Case Study: Illumina - Sustainable Cloud Storage for Genomic Data
Challenge
Illumina, a leading developer of life science tools and systems for large-scale genetic analysis, faced exponential growth in genomic data storage requirements in 2022. As the company expanded its product line and customer base, the amount of data stored in the cloud surged from 1 PB to 100 PB in eight years, with an additional 24 PB added in a single year (2021–2022). With this rapid growth in data, Illumina sought ways to optimize storage, maximize cost savings, and reduce carbon emissions.
Objectives
- Optimize data storage on AWS, achieving cost savings, improving efficiency, and significantly reducing carbon emissions.
- Reduce carbon emissions by ~90% compared to on-premises solutions.
- Optimize data storage costs by 60% per TB.
- Enhance data management efficiency and customer experience.
Approach
- Choose a sustainable hosting provider: Illumina used Amazon Web Services (AWS), which is on track to power its operations with 100% renewable energy by 2025. This aligns with the recommendation to use green hosting providers, significantly reducing the carbon footprint of their digital operations.
- Optimize for clean energy: using the AWS Customer Carbon Footprint Tool, Illumina tracked and optimized their carbon emissions. This tool provided insights into historical emissions, forecasted trends, and the estimated carbon emissions avoided by using AWS compared to on-premises data centers.

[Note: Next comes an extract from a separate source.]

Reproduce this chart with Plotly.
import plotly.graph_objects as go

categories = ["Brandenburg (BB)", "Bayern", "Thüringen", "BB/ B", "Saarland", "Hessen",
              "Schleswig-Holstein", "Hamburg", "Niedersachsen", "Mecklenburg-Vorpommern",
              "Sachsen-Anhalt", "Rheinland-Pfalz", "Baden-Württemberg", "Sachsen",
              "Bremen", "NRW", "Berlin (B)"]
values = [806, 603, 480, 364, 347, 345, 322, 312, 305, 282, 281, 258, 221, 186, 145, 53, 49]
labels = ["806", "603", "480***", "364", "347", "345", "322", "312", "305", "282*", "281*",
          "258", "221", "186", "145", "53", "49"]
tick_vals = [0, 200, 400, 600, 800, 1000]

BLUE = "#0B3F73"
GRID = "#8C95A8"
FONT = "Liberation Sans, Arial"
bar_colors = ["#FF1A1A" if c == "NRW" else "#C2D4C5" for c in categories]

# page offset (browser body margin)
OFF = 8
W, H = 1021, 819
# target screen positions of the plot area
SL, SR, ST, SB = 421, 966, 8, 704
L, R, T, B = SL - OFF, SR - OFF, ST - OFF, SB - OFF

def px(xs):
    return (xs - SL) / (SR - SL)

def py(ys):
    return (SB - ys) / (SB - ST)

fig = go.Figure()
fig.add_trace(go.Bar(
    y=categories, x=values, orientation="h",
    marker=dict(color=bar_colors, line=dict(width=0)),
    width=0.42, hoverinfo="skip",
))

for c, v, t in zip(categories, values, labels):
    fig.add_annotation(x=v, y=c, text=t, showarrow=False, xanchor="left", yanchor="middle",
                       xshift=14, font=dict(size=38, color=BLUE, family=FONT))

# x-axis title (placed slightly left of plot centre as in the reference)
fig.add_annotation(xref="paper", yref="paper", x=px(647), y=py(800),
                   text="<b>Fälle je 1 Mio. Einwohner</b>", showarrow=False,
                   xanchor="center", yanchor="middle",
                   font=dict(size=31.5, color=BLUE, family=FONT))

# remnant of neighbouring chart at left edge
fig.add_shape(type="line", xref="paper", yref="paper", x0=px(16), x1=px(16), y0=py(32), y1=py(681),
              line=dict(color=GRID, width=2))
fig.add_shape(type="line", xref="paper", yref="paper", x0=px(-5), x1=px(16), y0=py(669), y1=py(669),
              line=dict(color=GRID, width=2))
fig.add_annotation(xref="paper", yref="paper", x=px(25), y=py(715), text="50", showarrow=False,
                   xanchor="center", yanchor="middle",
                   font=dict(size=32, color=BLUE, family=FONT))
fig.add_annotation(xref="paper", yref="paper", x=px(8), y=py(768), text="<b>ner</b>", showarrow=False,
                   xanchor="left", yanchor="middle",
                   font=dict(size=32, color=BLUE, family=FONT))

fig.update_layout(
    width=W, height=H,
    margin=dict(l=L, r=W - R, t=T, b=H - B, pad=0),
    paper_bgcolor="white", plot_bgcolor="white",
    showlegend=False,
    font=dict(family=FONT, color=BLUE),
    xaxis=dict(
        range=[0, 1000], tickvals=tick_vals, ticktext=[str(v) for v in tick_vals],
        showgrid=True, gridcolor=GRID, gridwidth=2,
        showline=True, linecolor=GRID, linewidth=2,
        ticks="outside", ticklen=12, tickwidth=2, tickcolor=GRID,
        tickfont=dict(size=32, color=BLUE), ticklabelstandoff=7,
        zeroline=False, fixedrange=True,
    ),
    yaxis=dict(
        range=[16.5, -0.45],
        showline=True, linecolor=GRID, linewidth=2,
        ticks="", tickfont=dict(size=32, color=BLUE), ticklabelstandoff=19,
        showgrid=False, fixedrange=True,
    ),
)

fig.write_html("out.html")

- Promote green user behaviors: by employing AWS’s Amazon S3 Intelligent-Tiering, Illumina automated storage cost savings by moving data based on access patterns. This minimized unnecessary energy consumption and encouraged more sustainable data management practices.
- Set up ultra eco-mode: Illumina was able to automatically transition infrequently accessed data to lower-cost storage tiers, ensuring energy-efficient data storage operations.
- Educate and engage users: Illumina ensured their teams were informed about the benefits of sustainable data management practices. This included optimizing job submissions and understanding the environmental impact of their data storage choices.
Impact
- Emissions reduction: Illumina achieved an 89% reduction in carbon emissions by using AWS instead of on-premises data centers. During a 12-month period ending in November 2022, this amounted to a reduction from an estimated 2,657 metric tons of carbon dioxide equivalent (MTCO2e) to just 290 MTCO2e.
- Cost savings: by transitioning to Amazon S3 Intelligent-Tiering, Illumina saved 60% on storage costs per TB of data. This significant cost reduction allowed the company to allocate savings towards enhancing their service and software offerings.
- Performance improvement: the implementation of S3 Intelligent-Tiering streamlined internal workflows and simplified data management. Illumina’s customers benefited from near-instant access to genomic data at a lower cost, accelerating their research and development efforts.
Key Takeaways
- Cloud storage optimization: Moving to intelligent cloud storage solutions can dramatically reduce both costs and carbon footprint.
- Automatic tiering benefits: implementing solutions that automatically move data based on access patterns creates both efficiency and sustainability gains.
- Carbon reduction at scale: large-scale genomic data operations can achieve significant environmental benefits through thoughtful cloud architecture. Even smaller initiatives at behemoth organizations can have a big impact.
- Alignment of business and sustainability goals: Cost optimization and carbon reduction can be complementary objectives when properly implemented.
Future Steps
- Illumina plans to continue optimizing its data storage by moving additional data from research and development and from Illumina Connected Analytics into S3 Intelligent-Tiering.
- They are also exploring the use of Amazon S3 Storage Lens for enhanced visibility and actionable recommendations to further improve cost efficiency and energy usage.
- This ongoing digital transformation supports Illumina’s mission to improve human health while maintaining a commitment to sustainability.
Conclusion
Illumina’s strategic approach to genomic data storage demonstrates how life sciences companies can address the exponential growth of research data while simultaneously reducing costs and environmental impact. By leveraging cloud technologies with automated data management capabilities, Illumina has created a scalable solution that supports both their business objectives and sustainability commitments. This case study shows that even with massive data requirements, companies can implement practical strategies that benefit their operations, customers, and the planet.